-- Directions --
From the listing that follows, reproduce only the lines from the one holding "Rebuild this chart as a Python script, using seaborn" through the one holding "linewidth=1.0, ax=ax, zorder=2)", both included, with no pictures.

-- Records provided --
+++

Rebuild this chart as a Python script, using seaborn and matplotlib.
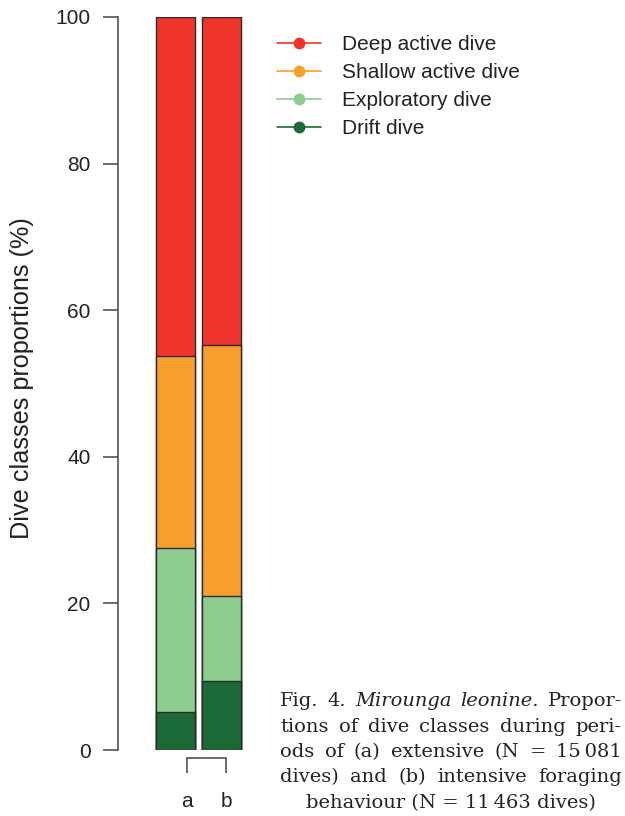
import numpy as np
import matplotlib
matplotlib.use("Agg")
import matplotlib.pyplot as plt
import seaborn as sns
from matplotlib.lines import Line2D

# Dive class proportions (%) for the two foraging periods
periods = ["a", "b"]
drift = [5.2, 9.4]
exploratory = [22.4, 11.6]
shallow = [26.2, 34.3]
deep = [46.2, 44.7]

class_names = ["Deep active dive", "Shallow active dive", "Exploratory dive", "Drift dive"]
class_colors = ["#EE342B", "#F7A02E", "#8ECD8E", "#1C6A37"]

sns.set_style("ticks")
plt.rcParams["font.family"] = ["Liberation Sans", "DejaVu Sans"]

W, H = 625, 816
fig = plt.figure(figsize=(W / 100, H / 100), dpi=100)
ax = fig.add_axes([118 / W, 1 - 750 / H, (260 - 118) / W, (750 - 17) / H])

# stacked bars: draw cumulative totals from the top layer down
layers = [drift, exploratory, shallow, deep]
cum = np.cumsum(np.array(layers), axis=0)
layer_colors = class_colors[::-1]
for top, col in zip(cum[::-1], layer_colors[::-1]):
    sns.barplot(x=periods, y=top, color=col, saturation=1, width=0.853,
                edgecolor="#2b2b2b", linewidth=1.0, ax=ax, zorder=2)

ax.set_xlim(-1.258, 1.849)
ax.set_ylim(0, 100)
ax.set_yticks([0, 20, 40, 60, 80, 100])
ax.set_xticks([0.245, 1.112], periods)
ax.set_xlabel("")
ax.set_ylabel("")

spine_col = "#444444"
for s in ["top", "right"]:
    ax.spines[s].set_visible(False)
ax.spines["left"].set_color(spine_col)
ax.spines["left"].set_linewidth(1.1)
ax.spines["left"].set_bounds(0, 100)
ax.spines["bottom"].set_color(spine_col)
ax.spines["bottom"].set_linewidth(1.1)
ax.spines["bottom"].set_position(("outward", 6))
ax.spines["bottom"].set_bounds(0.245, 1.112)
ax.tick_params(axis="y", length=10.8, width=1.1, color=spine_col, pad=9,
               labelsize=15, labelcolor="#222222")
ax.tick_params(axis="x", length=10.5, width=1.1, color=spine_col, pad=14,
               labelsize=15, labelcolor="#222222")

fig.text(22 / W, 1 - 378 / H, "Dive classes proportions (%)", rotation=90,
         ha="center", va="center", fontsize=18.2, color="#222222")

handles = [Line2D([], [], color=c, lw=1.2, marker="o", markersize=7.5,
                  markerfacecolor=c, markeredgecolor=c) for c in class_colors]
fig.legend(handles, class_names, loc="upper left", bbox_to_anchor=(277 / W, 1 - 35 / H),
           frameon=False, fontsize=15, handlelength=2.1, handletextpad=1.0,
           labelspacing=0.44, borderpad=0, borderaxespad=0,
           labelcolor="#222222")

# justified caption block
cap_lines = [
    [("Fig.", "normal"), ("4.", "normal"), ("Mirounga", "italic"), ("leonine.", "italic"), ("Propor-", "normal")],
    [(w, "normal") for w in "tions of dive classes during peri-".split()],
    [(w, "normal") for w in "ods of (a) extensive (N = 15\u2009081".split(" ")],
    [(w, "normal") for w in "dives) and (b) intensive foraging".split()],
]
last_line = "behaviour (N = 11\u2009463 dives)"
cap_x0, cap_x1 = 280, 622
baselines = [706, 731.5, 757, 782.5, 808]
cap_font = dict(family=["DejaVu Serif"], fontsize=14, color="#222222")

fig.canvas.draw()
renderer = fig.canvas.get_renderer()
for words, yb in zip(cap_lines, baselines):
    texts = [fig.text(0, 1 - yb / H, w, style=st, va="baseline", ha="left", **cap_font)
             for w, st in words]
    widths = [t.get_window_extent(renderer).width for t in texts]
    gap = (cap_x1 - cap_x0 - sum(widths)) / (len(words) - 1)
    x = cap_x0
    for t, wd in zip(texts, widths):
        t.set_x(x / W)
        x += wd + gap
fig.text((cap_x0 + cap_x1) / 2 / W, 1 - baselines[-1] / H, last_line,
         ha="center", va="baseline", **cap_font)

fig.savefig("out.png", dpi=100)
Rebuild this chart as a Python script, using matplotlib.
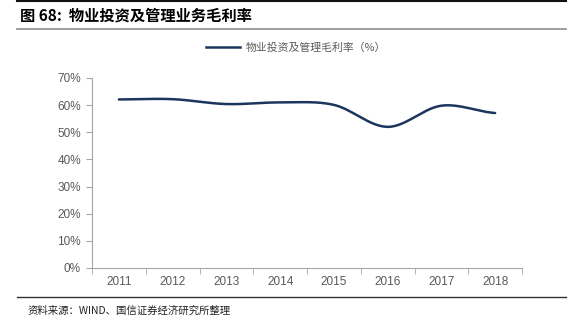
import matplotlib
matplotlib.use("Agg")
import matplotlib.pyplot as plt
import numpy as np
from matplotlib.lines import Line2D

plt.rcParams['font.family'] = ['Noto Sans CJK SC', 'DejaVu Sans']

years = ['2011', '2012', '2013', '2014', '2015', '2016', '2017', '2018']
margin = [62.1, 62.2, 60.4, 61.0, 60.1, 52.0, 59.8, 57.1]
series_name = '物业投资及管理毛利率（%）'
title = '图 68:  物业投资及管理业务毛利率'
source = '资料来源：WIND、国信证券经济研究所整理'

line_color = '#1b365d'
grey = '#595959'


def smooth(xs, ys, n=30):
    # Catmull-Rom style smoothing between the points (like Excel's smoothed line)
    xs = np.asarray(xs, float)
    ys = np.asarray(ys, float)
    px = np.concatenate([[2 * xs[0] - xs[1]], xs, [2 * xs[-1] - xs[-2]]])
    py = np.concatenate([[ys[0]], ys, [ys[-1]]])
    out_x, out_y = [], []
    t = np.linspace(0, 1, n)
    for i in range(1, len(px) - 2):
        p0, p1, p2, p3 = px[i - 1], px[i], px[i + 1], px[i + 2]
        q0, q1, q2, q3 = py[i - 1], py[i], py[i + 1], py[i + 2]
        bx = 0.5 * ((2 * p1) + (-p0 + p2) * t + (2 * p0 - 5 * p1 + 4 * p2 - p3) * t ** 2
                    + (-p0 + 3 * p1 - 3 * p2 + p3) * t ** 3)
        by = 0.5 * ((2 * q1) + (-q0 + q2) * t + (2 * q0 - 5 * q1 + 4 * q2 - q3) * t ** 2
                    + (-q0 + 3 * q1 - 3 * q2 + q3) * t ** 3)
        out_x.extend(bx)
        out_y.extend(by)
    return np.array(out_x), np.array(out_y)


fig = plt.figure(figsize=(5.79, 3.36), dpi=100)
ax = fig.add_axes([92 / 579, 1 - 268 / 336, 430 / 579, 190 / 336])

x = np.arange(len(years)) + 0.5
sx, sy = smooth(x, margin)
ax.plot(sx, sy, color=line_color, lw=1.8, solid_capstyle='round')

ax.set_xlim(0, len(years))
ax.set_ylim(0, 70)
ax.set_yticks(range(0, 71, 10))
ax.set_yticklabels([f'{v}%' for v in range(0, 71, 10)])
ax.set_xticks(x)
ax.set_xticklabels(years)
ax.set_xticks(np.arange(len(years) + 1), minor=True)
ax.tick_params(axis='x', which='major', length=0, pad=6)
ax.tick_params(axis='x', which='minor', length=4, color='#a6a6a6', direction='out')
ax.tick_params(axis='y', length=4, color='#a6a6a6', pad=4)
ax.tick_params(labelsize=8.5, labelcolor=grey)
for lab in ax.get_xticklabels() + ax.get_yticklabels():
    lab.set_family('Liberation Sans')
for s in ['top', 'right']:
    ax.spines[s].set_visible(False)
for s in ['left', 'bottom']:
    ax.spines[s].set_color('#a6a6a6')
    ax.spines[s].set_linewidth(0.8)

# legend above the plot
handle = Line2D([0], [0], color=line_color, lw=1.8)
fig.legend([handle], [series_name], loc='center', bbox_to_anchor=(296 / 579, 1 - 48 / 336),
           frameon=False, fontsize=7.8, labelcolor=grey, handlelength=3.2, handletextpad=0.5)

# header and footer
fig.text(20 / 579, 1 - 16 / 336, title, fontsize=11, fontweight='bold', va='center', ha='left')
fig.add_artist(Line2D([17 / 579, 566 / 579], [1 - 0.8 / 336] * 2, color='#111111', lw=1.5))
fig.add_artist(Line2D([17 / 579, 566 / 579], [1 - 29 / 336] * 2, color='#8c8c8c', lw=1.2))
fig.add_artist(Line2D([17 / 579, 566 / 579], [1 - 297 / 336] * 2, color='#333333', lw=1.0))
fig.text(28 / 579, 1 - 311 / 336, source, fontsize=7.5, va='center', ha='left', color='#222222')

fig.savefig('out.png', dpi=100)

+++

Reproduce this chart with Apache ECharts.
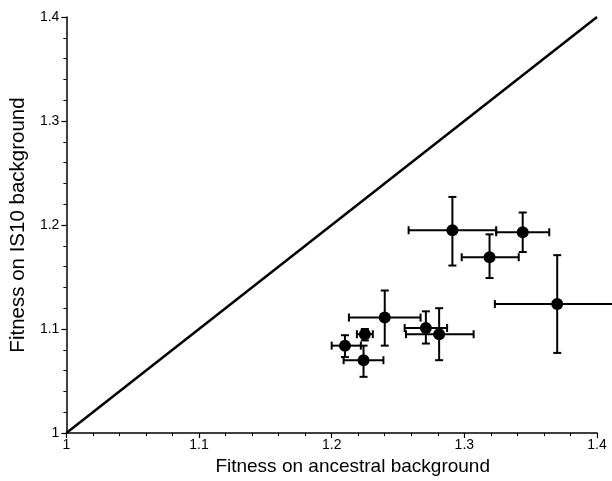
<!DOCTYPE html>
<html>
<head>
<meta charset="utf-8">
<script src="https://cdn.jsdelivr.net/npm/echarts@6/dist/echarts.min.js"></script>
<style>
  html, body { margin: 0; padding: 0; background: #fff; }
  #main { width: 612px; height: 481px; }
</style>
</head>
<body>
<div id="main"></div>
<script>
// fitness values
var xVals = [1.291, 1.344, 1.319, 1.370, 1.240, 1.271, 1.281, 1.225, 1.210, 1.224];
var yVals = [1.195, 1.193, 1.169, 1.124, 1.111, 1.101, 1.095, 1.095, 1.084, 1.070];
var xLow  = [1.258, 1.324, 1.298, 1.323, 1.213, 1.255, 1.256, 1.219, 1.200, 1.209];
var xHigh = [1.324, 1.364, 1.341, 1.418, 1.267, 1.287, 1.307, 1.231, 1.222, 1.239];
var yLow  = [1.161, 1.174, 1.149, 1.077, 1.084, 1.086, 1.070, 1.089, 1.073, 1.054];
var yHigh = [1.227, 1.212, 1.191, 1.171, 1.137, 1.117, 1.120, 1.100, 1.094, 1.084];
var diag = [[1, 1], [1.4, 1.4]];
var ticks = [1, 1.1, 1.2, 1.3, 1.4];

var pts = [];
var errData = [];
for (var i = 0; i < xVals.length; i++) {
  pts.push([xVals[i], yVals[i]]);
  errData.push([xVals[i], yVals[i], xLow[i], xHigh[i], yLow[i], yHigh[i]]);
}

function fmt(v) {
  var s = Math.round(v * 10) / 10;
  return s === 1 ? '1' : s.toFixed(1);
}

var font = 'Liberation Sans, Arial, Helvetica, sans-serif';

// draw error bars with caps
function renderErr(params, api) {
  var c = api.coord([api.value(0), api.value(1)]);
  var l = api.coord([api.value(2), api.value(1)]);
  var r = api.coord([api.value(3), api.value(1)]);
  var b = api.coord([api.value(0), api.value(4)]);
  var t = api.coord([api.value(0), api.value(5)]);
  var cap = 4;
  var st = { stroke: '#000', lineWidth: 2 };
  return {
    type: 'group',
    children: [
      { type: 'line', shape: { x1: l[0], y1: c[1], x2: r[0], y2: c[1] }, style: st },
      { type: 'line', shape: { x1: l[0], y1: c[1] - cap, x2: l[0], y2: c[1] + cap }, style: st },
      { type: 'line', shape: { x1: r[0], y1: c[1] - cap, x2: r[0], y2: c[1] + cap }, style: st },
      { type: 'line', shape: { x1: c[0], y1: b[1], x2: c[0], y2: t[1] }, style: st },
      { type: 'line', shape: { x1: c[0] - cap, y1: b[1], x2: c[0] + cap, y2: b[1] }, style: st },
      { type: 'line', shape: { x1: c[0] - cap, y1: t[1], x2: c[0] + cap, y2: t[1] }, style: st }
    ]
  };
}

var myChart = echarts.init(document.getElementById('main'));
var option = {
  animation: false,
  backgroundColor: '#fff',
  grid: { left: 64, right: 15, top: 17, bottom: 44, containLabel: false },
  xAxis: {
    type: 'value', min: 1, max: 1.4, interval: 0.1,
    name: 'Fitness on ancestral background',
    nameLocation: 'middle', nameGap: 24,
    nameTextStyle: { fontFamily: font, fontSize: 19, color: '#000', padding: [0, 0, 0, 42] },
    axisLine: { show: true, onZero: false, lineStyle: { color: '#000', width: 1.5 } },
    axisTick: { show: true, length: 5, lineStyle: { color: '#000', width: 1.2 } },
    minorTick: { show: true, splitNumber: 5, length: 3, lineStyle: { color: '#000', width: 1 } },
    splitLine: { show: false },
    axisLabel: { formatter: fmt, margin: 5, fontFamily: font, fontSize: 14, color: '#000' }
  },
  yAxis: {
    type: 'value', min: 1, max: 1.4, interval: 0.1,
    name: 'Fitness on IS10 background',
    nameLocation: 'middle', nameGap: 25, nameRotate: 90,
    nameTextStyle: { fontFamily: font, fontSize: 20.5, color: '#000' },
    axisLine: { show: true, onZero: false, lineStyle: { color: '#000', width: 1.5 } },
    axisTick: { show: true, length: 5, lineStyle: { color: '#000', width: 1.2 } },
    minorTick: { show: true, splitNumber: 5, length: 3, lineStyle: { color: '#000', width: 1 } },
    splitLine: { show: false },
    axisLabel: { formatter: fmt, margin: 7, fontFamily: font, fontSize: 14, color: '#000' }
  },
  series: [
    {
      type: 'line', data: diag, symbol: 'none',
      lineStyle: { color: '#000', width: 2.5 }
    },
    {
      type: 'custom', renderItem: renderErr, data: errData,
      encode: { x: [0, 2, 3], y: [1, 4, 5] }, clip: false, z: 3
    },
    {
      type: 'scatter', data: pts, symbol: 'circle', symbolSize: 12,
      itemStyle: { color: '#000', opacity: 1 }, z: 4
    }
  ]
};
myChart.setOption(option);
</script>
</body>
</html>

+++

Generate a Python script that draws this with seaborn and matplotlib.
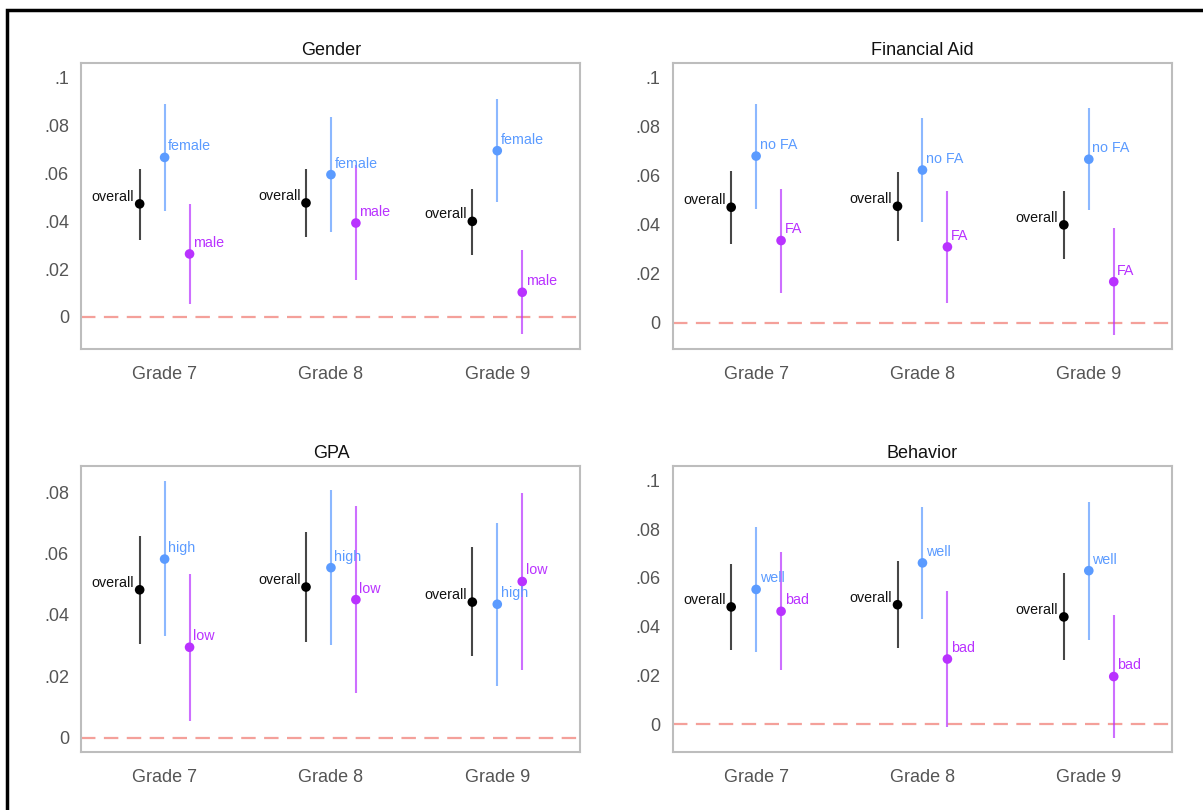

+++

-- Response to the task --
Rebuild this chart as a Python script, using seaborn and matplotlib.
import numpy as np
import matplotlib
matplotlib.use("Agg")
import matplotlib.pyplot as plt
import seaborn as sns
from matplotlib.lines import Line2D

# Dive class proportions (%) for the two foraging periods
periods = ["a", "b"]
drift = [5.2, 9.4]
exploratory = [22.4, 11.6]
shallow = [26.2, 34.3]
deep = [46.2, 44.7]

class_names = ["Deep active dive", "Shallow active dive", "Exploratory dive", "Drift dive"]
class_colors = ["#EE342B", "#F7A02E", "#8ECD8E", "#1C6A37"]

sns.set_style("ticks")
plt.rcParams["font.family"] = ["Liberation Sans", "DejaVu Sans"]

W, H = 625, 816
fig = plt.figure(figsize=(W / 100, H / 100), dpi=100)
ax = fig.add_axes([118 / W, 1 - 750 / H, (260 - 118) / W, (750 - 17) / H])

# stacked bars: draw cumulative totals from the top layer down
layers = [drift, exploratory, shallow, deep]
cum = np.cumsum(np.array(layers), axis=0)
layer_colors = class_colors[::-1]
for top, col in zip(cum[::-1], layer_colors[::-1]):
    sns.barplot(x=periods, y=top, color=col, saturation=1, width=0.853,
                edgecolor="#2b2b2b", linewidth=1.0, ax=ax, zorder=2)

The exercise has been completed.